### Exercise brief
For this exercise, write out exactly, and only, the lines running from the line that contains "Emit a Python" through the line that contains "0.1835, 0.1495, 0.1168, 0.0952, 0.0854, 0.0875, 0.0936, 0.0990]".

### Recorded information
---
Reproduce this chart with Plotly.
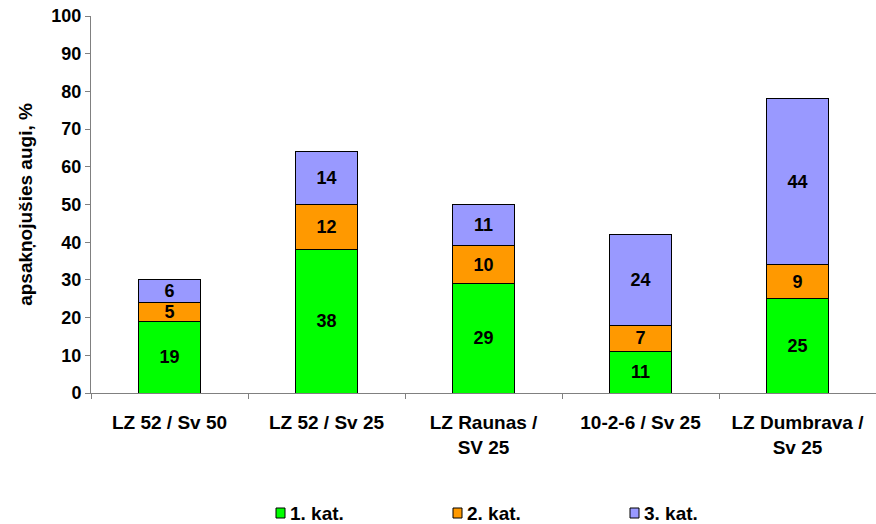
---
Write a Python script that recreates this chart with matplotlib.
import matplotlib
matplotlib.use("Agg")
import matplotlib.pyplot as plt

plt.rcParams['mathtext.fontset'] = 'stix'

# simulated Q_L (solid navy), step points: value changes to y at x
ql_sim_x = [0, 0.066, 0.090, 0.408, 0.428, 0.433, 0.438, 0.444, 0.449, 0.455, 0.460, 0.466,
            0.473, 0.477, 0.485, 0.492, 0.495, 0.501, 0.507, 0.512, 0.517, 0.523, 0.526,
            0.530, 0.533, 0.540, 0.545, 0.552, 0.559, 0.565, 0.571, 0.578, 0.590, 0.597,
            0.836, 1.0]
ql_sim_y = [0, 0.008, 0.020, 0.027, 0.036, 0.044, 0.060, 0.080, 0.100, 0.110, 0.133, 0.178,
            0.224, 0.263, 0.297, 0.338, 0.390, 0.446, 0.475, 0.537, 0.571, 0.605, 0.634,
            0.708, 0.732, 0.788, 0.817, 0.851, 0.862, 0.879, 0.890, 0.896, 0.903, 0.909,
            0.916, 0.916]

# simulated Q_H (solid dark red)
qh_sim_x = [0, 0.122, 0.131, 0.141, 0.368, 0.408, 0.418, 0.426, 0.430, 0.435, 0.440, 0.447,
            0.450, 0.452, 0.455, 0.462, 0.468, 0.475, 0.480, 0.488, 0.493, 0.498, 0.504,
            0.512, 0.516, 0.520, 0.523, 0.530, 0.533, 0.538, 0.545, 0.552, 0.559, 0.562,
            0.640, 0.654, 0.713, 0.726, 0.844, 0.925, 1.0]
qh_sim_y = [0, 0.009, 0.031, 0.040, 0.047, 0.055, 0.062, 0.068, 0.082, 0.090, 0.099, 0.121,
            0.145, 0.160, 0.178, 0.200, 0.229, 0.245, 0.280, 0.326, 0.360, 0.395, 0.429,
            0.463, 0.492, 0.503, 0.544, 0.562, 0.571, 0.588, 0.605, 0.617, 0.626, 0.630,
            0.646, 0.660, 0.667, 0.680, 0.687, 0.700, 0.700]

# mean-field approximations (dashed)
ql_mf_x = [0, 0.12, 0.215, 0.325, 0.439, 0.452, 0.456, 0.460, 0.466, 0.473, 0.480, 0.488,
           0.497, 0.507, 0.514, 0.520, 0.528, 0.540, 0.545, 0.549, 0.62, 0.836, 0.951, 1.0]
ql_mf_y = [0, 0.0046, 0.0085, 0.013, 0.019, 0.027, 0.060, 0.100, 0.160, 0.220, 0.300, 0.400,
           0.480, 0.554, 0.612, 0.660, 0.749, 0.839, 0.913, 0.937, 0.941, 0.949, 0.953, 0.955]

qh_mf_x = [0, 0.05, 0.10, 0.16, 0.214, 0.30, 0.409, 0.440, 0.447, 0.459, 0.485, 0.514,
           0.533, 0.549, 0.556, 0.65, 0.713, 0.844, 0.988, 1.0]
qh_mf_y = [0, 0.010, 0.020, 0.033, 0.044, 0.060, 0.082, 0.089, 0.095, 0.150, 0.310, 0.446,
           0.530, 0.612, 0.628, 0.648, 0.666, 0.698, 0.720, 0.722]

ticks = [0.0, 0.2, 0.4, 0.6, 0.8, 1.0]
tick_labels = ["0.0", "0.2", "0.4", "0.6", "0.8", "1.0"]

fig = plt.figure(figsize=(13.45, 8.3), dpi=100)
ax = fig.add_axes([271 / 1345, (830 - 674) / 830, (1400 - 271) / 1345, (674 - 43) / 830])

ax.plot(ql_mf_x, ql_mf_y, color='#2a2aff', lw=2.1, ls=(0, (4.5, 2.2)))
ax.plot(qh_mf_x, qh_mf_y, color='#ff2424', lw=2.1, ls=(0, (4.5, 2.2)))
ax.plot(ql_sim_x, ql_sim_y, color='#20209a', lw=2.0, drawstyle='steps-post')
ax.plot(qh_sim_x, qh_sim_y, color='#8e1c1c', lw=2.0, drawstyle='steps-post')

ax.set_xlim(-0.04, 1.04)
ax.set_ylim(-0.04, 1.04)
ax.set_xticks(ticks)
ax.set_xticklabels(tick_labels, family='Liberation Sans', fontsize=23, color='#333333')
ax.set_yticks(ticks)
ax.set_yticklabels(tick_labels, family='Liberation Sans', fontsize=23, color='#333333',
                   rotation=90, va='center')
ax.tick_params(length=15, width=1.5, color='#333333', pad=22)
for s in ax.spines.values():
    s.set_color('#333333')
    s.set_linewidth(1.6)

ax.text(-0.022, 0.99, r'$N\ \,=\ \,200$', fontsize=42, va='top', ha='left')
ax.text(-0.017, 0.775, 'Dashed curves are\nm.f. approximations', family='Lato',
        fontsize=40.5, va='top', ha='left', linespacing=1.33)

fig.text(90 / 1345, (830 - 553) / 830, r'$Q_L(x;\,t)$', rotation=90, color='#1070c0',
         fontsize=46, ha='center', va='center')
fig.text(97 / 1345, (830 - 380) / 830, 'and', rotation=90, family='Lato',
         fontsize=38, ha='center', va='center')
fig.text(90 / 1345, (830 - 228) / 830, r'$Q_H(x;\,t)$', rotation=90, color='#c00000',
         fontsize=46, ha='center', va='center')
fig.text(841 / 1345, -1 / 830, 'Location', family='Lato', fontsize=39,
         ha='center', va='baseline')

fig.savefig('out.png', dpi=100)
---
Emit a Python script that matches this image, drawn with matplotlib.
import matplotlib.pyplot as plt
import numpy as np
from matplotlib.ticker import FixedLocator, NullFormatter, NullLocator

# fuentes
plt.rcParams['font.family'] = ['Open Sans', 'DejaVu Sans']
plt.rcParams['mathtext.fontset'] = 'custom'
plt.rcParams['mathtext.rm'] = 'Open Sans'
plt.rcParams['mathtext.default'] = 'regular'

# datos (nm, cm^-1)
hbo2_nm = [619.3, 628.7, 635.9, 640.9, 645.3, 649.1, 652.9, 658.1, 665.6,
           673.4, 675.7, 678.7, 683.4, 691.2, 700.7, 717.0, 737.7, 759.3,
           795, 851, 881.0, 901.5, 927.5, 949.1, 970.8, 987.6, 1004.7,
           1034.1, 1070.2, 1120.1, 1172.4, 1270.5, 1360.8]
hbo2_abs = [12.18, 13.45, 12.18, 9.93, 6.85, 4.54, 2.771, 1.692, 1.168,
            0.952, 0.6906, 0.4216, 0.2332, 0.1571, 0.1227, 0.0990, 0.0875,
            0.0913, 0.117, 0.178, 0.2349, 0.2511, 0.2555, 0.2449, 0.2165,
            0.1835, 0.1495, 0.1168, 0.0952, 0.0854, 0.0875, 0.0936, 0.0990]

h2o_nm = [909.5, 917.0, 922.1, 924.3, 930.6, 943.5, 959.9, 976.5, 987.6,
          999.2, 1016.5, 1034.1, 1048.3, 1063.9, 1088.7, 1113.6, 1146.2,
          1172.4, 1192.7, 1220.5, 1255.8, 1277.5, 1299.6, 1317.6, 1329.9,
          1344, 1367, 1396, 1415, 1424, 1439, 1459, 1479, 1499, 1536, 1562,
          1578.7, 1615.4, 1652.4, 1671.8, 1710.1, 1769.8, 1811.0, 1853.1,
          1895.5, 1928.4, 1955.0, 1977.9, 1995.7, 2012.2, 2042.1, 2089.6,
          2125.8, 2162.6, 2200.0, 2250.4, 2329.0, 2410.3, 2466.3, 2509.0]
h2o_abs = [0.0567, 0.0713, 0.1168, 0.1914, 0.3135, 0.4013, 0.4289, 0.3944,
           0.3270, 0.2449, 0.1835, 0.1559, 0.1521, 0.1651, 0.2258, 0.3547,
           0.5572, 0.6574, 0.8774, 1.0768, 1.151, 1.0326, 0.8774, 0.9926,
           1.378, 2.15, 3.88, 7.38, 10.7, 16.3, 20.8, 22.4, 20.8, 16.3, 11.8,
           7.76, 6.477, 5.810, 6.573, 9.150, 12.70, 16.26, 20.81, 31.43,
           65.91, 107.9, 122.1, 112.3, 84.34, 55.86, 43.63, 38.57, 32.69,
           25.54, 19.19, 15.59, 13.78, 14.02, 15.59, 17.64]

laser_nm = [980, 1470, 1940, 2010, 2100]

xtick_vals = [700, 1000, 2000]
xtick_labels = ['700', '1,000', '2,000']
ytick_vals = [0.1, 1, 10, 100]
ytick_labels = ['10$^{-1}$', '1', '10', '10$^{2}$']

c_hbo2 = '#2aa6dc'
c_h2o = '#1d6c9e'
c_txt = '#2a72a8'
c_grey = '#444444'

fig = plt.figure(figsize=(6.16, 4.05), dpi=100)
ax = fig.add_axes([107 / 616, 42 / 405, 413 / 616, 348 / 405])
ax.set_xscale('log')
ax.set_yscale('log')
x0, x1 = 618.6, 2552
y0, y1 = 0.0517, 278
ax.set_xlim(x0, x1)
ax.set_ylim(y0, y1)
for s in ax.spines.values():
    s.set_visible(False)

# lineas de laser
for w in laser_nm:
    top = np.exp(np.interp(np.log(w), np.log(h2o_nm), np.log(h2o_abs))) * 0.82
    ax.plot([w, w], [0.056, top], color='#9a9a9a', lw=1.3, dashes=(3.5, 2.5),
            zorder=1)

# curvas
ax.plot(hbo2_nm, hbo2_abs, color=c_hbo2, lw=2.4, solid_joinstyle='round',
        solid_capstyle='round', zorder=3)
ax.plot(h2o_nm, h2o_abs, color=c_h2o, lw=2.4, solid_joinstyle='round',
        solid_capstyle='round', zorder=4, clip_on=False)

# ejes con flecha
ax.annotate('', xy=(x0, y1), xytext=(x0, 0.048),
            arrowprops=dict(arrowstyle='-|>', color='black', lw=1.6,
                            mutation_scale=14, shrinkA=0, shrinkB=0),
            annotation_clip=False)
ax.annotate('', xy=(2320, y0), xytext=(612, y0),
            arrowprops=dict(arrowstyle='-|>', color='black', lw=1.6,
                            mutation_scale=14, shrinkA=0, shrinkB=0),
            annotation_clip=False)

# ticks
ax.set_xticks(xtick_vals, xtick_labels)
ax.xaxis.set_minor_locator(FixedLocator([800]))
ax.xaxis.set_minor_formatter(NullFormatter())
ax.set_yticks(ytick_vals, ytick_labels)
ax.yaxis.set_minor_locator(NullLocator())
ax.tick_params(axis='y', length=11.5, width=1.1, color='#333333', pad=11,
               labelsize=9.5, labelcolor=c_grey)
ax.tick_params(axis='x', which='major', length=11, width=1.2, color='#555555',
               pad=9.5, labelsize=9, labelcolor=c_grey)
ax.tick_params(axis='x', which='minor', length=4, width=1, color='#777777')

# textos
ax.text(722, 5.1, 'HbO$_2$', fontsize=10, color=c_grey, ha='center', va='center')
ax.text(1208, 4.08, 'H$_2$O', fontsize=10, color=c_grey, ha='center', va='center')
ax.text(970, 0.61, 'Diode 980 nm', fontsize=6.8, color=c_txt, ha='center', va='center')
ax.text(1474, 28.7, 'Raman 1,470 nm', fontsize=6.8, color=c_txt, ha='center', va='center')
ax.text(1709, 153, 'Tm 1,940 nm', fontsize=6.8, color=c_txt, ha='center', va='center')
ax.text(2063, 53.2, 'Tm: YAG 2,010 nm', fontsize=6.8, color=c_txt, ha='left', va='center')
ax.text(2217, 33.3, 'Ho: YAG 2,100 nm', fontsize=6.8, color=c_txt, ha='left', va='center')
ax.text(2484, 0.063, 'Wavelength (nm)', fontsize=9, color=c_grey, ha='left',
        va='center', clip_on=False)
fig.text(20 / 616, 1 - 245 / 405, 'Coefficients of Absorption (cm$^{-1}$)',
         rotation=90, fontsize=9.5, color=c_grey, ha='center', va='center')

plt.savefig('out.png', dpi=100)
---
### Response
Emit a Python script that matches this image, drawn with matplotlib.
import matplotlib.pyplot as plt
import numpy as np
from matplotlib.ticker import FixedLocator, NullFormatter, NullLocator

# fuentes
plt.rcParams['font.family'] = ['Open Sans', 'DejaVu Sans']
plt.rcParams['mathtext.fontset'] = 'custom'
plt.rcParams['mathtext.rm'] = 'Open Sans'
plt.rcParams['mathtext.default'] = 'regular'

# datos (nm, cm^-1)
hbo2_nm = [619.3, 628.7, 635.9, 640.9, 645.3, 649.1, 652.9, 658.1, 665.6,
           673.4, 675.7, 678.7, 683.4, 691.2, 700.7, 717.0, 737.7, 759.3,
           795, 851, 881.0, 901.5, 927.5, 949.1, 970.8, 987.6, 1004.7,
           1034.1, 1070.2, 1120.1, 1172.4, 1270.5, 1360.8]
hbo2_abs = [12.18, 13.45, 12.18, 9.93, 6.85, 4.54, 2.771, 1.692, 1.168,
            0.952, 0.6906, 0.4216, 0.2332, 0.1571, 0.1227, 0.0990, 0.0875,
            0.0913, 0.117, 0.178, 0.2349, 0.2511, 0.2555, 0.2449, 0.2165,
            0.1835, 0.1495, 0.1168, 0.0952, 0.0854, 0.0875, 0.0936, 0.0990]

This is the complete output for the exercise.